▸ **DATA LINES**:

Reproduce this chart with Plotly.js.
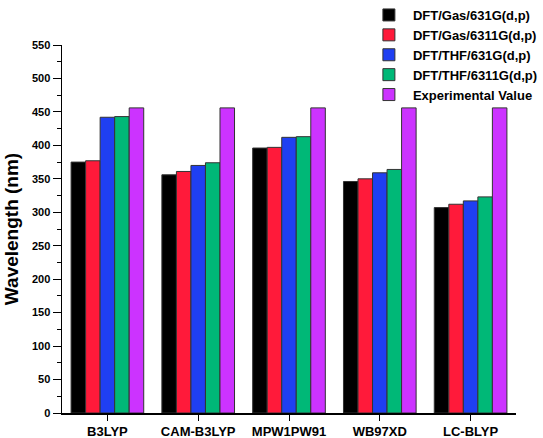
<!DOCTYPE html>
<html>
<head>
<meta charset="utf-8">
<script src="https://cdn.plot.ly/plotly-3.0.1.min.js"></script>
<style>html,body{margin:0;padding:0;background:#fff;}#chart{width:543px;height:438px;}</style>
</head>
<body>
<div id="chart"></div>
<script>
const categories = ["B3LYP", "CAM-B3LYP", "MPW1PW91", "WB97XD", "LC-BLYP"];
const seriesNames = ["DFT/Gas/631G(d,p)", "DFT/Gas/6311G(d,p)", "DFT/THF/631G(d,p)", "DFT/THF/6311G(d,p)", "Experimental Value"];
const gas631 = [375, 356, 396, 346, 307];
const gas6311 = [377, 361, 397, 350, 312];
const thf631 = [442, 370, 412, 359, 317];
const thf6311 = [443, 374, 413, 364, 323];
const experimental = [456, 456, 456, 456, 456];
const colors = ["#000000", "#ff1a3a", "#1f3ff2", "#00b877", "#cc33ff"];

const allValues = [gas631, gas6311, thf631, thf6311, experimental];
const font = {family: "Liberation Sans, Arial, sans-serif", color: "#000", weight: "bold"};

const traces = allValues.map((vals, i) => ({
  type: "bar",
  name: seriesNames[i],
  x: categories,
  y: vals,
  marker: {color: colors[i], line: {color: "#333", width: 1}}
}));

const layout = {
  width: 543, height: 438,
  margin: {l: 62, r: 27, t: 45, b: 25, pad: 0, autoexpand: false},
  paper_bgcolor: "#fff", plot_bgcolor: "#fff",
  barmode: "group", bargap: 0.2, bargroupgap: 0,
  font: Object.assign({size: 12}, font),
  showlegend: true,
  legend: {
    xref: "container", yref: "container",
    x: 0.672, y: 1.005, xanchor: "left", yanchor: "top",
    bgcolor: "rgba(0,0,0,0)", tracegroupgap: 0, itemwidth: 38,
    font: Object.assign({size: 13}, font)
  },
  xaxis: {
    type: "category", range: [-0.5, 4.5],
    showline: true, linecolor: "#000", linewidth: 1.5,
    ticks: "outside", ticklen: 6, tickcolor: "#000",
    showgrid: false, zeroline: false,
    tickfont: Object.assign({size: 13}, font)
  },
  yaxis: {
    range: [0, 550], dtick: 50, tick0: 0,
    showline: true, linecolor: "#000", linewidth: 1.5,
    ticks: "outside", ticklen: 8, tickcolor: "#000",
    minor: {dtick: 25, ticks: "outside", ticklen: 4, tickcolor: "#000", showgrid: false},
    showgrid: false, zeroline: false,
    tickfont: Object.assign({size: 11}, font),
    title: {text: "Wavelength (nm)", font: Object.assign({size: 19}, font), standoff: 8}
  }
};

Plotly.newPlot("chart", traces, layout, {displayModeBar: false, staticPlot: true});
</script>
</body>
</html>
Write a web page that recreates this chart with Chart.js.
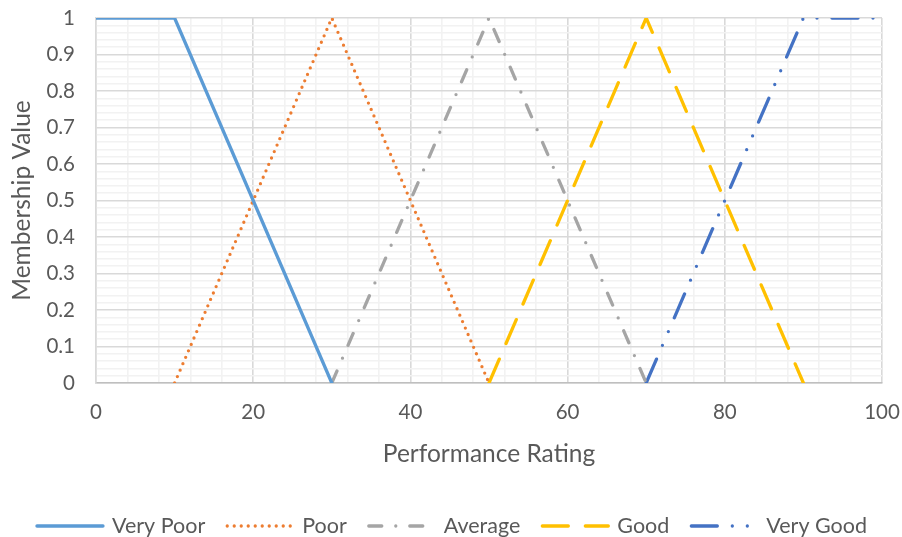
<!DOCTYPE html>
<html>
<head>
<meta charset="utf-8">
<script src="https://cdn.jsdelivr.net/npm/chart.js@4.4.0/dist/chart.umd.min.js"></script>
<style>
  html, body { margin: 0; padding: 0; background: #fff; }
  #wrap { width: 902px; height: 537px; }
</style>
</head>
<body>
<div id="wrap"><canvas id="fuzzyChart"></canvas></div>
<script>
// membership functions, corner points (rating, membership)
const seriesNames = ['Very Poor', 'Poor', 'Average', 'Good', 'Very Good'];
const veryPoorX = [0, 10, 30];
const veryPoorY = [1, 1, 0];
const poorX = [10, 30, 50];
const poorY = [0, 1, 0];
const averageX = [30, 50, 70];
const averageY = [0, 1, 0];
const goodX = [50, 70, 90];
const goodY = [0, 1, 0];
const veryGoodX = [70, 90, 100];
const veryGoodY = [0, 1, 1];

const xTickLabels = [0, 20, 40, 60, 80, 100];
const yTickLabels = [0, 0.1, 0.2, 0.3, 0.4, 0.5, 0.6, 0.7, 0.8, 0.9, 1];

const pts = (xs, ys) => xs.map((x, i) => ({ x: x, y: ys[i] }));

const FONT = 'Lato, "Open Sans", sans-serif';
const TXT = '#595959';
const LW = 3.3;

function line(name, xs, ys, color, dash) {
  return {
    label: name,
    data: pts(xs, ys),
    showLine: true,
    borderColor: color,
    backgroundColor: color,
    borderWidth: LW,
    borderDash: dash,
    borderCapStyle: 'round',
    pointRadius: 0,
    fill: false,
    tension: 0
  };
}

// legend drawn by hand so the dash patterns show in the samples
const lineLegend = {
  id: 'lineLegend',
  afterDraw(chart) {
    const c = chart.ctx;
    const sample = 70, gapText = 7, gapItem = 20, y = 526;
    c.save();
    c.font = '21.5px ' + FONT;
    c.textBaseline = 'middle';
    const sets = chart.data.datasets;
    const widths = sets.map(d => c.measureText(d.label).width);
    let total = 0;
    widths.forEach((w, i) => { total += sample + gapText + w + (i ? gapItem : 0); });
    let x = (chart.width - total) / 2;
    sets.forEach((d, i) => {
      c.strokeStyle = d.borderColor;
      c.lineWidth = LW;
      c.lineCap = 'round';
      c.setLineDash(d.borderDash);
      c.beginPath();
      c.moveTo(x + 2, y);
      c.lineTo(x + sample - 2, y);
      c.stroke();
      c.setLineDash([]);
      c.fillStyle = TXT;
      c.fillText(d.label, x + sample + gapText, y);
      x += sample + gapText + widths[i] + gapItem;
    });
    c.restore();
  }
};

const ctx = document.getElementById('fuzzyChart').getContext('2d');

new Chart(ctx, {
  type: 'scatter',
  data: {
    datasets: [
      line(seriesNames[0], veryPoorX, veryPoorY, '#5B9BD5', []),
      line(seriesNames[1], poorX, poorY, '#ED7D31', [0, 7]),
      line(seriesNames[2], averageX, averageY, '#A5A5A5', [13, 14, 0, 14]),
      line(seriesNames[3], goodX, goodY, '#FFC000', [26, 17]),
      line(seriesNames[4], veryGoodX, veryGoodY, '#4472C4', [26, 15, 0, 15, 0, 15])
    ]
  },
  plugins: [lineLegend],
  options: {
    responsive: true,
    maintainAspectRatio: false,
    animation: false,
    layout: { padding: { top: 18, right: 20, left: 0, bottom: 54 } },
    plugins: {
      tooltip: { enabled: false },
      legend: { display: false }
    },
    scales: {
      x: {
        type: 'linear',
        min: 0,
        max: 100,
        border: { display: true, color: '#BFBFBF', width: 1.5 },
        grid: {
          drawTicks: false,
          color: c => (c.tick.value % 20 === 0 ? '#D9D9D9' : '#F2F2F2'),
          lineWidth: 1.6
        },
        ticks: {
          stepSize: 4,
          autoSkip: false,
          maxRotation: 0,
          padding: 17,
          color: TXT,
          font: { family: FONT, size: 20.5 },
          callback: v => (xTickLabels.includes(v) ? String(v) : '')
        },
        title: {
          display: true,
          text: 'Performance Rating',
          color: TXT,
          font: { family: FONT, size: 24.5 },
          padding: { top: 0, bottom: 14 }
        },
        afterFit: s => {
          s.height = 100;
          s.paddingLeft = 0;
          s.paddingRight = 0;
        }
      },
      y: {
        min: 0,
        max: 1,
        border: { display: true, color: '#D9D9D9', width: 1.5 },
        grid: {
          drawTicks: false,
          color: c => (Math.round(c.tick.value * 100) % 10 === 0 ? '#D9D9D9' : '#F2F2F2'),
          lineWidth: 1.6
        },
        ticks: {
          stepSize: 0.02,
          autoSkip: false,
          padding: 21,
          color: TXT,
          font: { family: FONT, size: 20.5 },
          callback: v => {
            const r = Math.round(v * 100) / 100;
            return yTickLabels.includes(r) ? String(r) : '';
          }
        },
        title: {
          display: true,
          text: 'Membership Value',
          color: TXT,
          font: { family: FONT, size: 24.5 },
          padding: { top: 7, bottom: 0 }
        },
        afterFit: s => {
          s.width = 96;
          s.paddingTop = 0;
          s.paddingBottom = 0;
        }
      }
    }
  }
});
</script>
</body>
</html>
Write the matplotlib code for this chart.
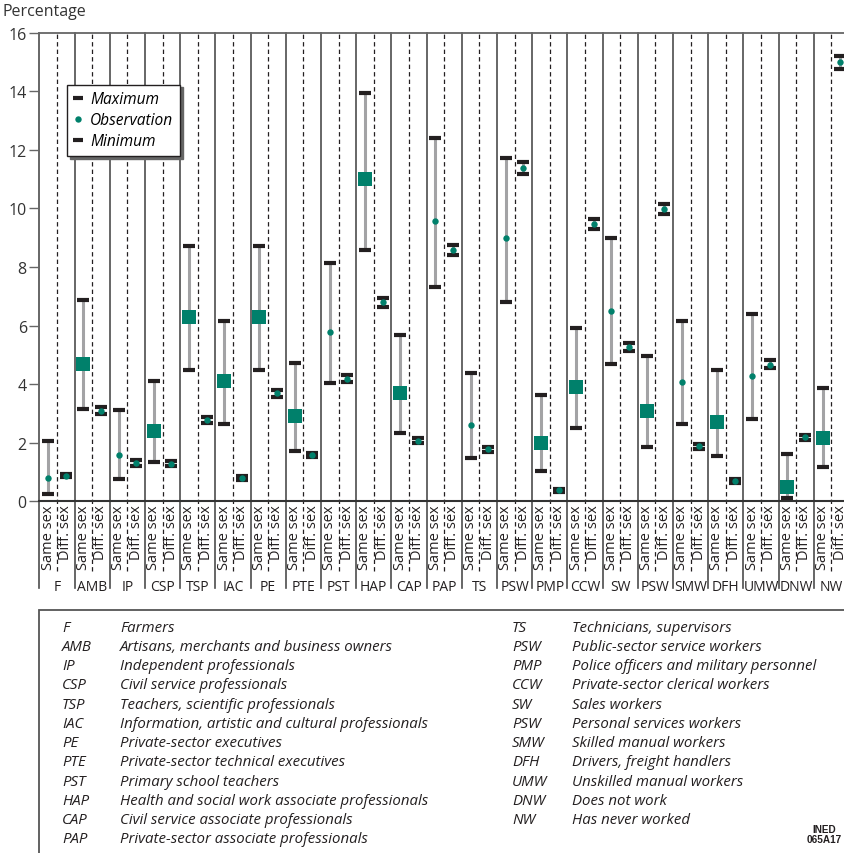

▸ **TO DO**: Which lines hold the string "Write"? List them all.

▸ **SOLVED PROBLEM**:
Write a web page that recreates this chart with Chart.js.
Write the matplotlib code for this chart.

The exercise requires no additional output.